[Plotting code records]

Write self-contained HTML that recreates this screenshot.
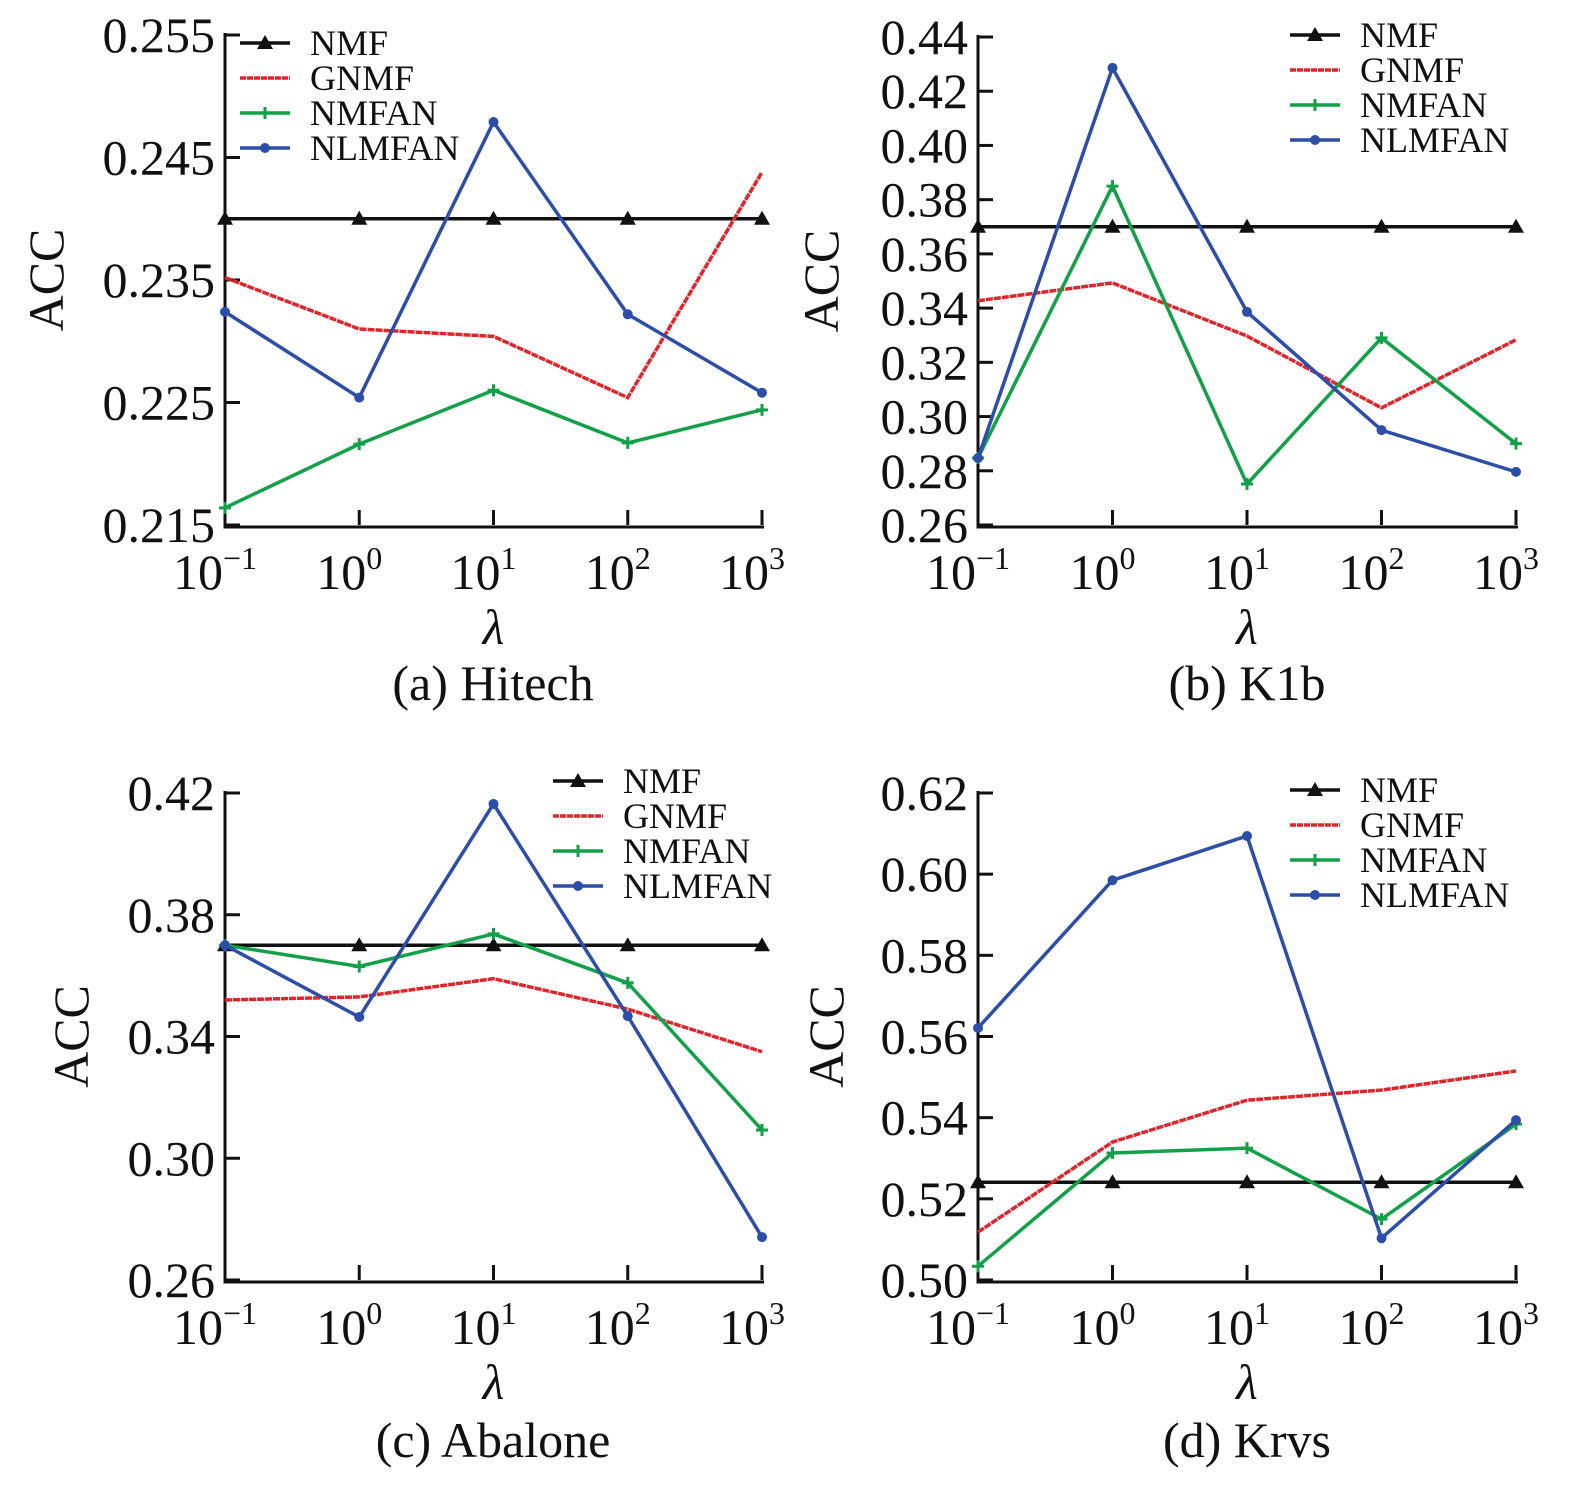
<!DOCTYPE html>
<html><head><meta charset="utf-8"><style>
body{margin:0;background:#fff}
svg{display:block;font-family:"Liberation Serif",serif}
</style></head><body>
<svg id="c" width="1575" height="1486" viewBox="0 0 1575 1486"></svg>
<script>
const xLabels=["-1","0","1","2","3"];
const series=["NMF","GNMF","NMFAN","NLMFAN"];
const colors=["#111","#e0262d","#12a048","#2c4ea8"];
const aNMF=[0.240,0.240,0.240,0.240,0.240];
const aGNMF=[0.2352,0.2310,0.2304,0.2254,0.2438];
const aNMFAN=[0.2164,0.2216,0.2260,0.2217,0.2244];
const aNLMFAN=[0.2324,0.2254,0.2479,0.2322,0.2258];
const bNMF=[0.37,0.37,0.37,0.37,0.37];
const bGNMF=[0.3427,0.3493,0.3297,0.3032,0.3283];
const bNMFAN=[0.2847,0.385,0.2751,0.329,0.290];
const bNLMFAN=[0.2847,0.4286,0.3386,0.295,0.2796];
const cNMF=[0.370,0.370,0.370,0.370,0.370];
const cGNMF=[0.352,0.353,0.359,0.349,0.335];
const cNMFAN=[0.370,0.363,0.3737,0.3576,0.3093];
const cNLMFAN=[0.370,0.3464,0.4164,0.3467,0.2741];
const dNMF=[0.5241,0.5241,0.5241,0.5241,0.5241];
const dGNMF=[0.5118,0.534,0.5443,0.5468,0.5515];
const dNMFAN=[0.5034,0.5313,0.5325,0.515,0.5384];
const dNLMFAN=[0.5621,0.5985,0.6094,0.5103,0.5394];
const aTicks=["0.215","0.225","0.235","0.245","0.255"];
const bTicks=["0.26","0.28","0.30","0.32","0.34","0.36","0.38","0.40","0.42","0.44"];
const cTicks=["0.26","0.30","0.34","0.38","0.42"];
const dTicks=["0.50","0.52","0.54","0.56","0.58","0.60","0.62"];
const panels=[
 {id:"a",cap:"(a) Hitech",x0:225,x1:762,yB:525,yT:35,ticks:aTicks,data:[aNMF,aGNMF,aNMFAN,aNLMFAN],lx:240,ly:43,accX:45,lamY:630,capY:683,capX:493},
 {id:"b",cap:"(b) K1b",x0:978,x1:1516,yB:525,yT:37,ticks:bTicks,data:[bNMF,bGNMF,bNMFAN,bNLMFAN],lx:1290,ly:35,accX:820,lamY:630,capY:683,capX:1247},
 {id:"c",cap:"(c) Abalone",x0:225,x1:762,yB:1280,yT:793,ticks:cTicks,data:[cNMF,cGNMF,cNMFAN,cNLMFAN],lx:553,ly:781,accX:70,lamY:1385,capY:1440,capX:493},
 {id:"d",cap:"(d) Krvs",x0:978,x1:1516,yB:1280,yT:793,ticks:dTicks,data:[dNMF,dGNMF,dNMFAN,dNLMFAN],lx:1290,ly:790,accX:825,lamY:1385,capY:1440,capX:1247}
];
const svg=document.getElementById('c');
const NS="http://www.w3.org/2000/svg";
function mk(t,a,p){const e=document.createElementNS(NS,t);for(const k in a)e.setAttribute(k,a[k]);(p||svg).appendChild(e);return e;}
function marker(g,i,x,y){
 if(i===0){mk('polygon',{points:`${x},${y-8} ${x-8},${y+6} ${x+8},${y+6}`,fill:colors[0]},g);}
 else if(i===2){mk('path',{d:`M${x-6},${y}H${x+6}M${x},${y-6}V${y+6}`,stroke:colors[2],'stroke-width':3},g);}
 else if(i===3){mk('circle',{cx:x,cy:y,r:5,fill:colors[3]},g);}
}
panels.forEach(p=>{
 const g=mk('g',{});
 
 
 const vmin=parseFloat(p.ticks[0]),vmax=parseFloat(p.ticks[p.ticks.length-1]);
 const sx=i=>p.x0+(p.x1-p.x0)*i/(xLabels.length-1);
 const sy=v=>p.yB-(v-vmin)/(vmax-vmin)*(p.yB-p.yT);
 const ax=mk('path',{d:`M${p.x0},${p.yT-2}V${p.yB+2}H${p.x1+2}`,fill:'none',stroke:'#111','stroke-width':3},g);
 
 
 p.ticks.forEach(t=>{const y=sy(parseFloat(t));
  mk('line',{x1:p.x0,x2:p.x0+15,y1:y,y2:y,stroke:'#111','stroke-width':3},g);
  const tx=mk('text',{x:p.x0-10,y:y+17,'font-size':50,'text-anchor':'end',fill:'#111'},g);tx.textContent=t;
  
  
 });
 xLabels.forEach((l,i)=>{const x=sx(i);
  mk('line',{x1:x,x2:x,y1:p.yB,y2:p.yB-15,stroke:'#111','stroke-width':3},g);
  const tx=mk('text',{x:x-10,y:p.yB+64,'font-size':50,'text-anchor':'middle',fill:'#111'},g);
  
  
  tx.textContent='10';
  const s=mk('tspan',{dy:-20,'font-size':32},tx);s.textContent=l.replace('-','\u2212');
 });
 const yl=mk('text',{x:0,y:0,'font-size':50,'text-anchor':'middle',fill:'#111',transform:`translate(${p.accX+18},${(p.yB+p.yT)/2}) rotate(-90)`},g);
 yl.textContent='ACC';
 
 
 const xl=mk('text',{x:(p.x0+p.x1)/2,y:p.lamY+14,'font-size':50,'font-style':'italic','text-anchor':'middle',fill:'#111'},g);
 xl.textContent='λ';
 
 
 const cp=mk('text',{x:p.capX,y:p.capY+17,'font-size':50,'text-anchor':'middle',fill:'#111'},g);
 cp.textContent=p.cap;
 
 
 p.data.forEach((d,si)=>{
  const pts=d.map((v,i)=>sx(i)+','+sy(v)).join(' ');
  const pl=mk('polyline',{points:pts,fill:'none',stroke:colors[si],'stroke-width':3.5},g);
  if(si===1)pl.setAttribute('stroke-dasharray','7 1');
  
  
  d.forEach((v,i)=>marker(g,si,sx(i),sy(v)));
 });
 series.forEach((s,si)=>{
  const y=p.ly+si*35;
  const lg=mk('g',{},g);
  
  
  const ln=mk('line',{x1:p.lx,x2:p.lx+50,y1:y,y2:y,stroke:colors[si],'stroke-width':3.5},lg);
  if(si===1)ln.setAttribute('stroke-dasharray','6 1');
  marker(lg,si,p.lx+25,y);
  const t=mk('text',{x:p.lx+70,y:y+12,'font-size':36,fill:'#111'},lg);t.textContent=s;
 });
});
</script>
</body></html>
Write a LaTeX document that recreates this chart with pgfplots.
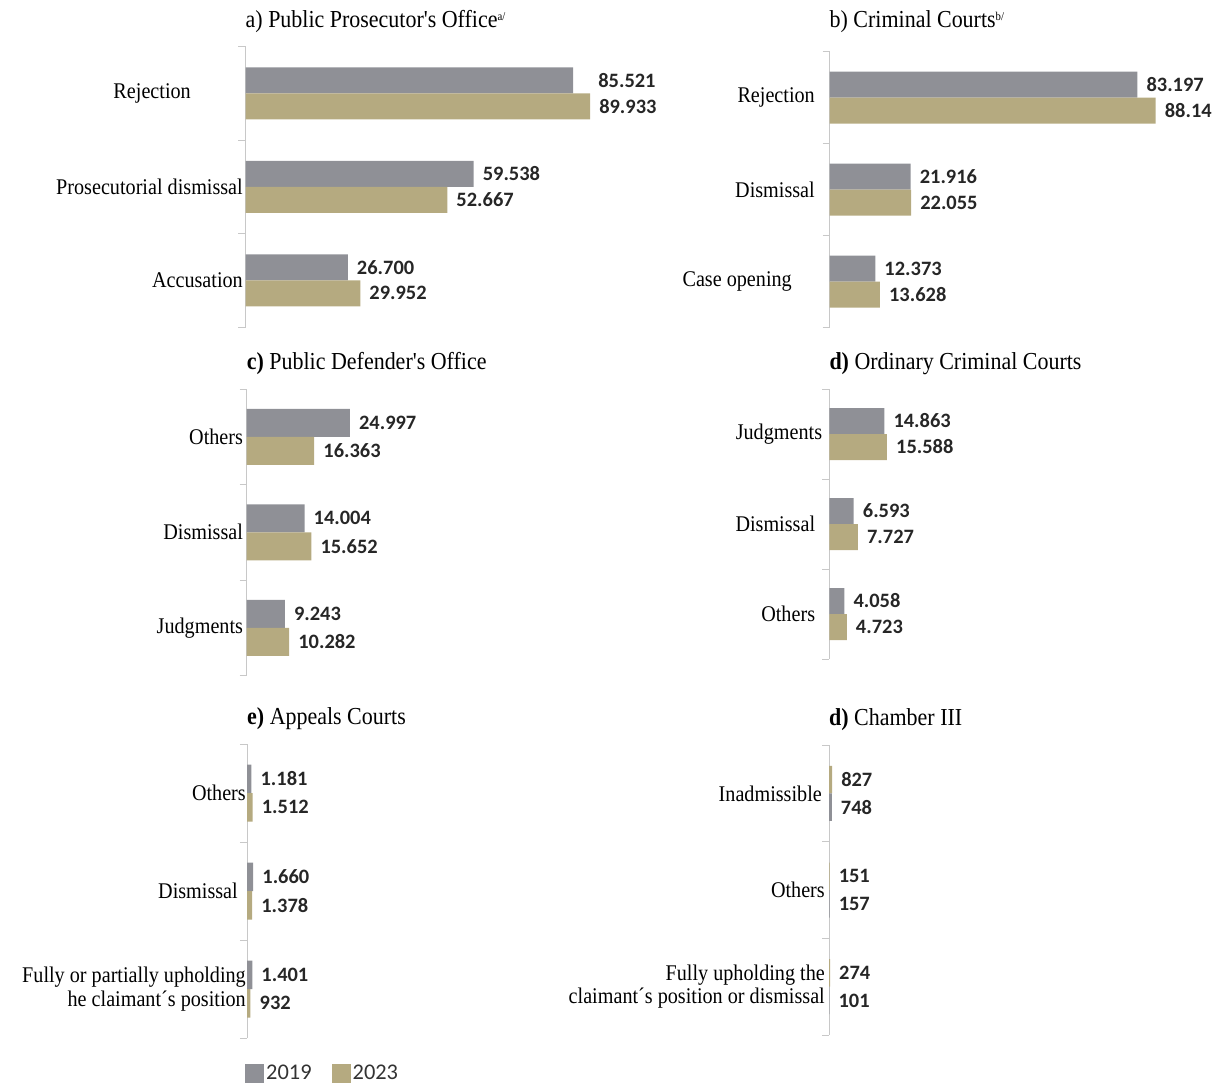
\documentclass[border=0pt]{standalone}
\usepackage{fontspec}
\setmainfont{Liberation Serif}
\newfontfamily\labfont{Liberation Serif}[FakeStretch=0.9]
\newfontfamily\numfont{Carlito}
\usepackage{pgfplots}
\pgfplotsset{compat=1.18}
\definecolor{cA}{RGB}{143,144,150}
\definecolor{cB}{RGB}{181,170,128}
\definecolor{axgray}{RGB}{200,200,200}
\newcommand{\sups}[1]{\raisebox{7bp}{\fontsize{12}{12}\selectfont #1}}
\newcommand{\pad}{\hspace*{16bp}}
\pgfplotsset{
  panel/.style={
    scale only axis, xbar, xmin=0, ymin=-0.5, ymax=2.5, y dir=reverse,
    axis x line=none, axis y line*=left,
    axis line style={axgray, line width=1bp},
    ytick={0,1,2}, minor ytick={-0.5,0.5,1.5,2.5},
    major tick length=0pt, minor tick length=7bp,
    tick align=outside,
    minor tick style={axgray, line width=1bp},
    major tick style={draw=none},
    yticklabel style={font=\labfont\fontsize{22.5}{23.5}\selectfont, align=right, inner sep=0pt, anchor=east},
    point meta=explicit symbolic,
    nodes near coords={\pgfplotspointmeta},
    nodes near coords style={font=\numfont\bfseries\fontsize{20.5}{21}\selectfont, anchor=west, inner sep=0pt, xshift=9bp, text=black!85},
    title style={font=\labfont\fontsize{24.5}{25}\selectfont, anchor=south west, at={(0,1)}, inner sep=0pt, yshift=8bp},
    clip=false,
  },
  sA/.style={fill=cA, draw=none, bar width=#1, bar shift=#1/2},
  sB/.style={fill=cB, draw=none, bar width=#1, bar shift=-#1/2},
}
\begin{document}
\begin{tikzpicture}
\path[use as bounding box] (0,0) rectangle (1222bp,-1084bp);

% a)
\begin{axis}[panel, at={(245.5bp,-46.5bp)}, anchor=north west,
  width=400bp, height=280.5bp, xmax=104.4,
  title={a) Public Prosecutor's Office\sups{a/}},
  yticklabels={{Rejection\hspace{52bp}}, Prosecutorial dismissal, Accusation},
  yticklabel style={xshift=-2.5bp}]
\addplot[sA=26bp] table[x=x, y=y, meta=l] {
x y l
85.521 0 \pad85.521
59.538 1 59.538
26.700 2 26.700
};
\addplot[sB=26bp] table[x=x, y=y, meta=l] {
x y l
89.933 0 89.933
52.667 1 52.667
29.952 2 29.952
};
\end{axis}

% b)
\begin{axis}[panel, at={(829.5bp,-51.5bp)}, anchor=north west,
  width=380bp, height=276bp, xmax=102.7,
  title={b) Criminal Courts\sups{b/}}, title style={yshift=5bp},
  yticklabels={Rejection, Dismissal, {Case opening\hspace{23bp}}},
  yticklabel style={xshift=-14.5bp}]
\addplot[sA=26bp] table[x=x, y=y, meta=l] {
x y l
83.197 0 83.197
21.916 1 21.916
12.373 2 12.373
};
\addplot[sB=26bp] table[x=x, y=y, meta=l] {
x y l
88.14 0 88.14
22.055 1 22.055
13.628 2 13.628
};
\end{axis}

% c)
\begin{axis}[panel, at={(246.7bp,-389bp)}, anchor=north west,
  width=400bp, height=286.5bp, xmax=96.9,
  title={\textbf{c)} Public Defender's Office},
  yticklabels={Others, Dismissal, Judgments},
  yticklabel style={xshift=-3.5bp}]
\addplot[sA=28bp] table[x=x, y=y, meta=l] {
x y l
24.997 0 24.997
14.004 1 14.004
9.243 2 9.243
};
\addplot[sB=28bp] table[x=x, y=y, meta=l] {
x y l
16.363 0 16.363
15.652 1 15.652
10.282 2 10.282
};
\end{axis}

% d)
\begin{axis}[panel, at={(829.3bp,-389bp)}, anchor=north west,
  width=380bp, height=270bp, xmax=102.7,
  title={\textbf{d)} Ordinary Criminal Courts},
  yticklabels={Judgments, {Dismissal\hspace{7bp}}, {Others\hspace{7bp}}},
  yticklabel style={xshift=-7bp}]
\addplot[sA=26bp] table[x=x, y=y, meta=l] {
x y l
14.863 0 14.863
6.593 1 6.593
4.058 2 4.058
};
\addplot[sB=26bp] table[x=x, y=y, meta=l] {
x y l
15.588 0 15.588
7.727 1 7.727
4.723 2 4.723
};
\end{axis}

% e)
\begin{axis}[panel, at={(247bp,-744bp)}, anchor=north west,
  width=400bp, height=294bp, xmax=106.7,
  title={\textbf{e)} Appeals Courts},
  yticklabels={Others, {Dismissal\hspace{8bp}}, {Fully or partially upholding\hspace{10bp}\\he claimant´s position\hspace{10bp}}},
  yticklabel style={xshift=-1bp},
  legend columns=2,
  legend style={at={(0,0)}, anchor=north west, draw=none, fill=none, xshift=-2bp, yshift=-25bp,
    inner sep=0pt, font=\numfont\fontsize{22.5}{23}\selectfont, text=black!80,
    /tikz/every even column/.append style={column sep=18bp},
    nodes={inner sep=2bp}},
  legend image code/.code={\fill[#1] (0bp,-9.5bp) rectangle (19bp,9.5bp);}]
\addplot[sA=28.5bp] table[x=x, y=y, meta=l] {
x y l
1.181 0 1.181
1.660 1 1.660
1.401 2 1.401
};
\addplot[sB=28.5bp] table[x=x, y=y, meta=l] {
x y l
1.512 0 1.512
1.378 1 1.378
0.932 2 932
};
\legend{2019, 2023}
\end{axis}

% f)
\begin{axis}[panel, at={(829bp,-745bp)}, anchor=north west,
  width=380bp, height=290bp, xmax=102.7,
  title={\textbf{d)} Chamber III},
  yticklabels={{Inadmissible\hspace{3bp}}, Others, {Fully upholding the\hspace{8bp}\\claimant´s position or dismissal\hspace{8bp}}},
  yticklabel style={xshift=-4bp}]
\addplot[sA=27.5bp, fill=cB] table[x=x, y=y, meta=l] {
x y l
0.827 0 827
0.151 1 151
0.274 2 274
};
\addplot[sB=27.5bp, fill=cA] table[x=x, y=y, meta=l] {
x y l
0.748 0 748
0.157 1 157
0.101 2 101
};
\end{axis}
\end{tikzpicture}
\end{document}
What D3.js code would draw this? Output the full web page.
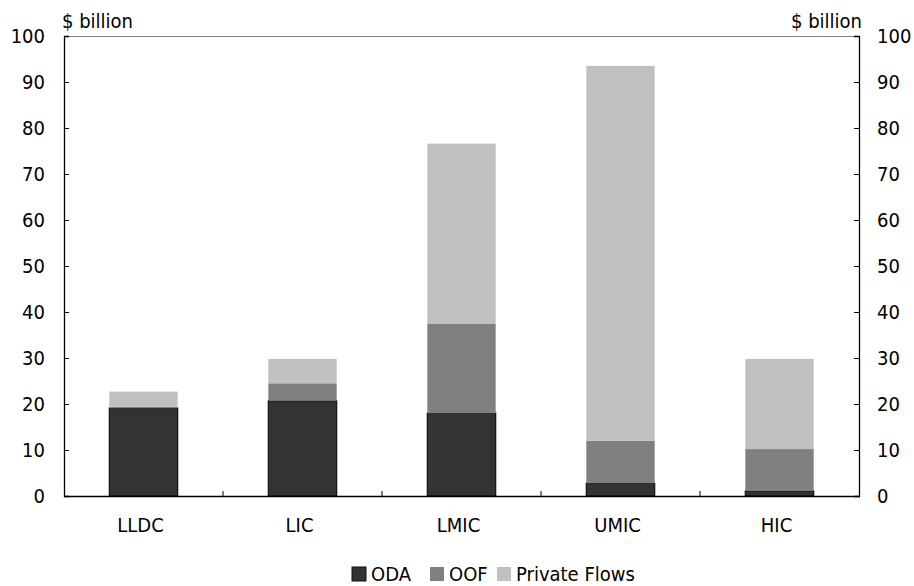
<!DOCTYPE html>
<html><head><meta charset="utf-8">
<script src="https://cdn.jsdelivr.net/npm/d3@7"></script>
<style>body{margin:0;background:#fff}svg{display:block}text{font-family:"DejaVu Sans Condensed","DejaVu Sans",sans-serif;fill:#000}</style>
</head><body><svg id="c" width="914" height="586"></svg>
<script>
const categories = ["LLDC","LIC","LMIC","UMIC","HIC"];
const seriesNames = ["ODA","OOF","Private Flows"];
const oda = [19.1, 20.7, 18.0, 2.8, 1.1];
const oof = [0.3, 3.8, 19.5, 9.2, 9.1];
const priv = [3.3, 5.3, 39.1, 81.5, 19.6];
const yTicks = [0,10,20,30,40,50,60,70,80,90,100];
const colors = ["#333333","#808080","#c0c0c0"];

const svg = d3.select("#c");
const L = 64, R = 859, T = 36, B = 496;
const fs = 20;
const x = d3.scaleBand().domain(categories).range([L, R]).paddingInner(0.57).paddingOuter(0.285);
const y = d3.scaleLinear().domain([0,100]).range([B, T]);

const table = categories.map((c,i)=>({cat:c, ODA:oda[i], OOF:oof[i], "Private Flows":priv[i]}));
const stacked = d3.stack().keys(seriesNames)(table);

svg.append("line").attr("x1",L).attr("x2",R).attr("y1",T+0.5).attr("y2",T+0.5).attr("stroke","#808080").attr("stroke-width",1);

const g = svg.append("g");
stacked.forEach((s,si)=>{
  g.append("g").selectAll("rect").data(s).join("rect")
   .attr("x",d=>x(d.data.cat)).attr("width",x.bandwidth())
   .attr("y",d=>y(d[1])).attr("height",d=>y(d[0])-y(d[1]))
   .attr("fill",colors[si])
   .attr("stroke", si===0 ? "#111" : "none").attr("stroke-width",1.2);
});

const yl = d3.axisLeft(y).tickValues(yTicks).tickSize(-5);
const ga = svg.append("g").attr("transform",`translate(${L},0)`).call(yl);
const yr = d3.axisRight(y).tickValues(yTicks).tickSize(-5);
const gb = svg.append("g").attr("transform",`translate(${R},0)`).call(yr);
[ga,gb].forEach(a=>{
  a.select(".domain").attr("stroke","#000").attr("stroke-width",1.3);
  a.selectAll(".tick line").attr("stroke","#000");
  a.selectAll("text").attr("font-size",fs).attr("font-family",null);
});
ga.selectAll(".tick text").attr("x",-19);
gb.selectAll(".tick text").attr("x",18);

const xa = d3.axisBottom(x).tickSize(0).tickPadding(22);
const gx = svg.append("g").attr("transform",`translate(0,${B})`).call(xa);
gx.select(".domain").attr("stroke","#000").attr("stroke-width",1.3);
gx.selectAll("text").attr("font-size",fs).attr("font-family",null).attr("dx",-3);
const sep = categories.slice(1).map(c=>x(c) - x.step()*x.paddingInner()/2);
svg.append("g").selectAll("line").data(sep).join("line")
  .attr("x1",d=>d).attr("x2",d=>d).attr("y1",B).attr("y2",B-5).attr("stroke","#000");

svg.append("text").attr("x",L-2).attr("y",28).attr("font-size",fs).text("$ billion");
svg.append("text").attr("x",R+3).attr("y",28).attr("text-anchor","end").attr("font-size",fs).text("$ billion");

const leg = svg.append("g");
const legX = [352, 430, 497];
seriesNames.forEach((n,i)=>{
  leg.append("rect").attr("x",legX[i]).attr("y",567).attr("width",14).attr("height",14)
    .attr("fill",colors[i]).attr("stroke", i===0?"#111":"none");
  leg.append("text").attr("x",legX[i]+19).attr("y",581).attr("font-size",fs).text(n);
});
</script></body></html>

**Exercise requirements**
From the records above, transcribe exactly the lines starting at the one containing "What D3.js code" and ending at the one containing "const stacked = d3.stack().keys(seriesNames)(table);". Skip the pictures.

**Answer for the task**
What D3.js code would draw this? Output the full web page.
<!DOCTYPE html>
<html><head><meta charset="utf-8">
<script src="https://cdn.jsdelivr.net/npm/d3@7"></script>
<style>body{margin:0;background:#fff}svg{display:block}text{font-family:"DejaVu Sans Condensed","DejaVu Sans",sans-serif;fill:#000}</style>
</head><body><svg id="c" width="914" height="586"></svg>
<script>
const categories = ["LLDC","LIC","LMIC","UMIC","HIC"];
const seriesNames = ["ODA","OOF","Private Flows"];
const oda = [19.1, 20.7, 18.0, 2.8, 1.1];
const oof = [0.3, 3.8, 19.5, 9.2, 9.1];
const priv = [3.3, 5.3, 39.1, 81.5, 19.6];
const yTicks = [0,10,20,30,40,50,60,70,80,90,100];
const colors = ["#333333","#808080","#c0c0c0"];

const svg = d3.select("#c");
const L = 64, R = 859, T = 36, B = 496;
const fs = 20;
const x = d3.scaleBand().domain(categories).range([L, R]).paddingInner(0.57).paddingOuter(0.285);
const y = d3.scaleLinear().domain([0,100]).range([B, T]);

const table = categories.map((c,i)=>({cat:c, ODA:oda[i], OOF:oof[i], "Private Flows":priv[i]}));
const stacked = d3.stack().keys(seriesNames)(table);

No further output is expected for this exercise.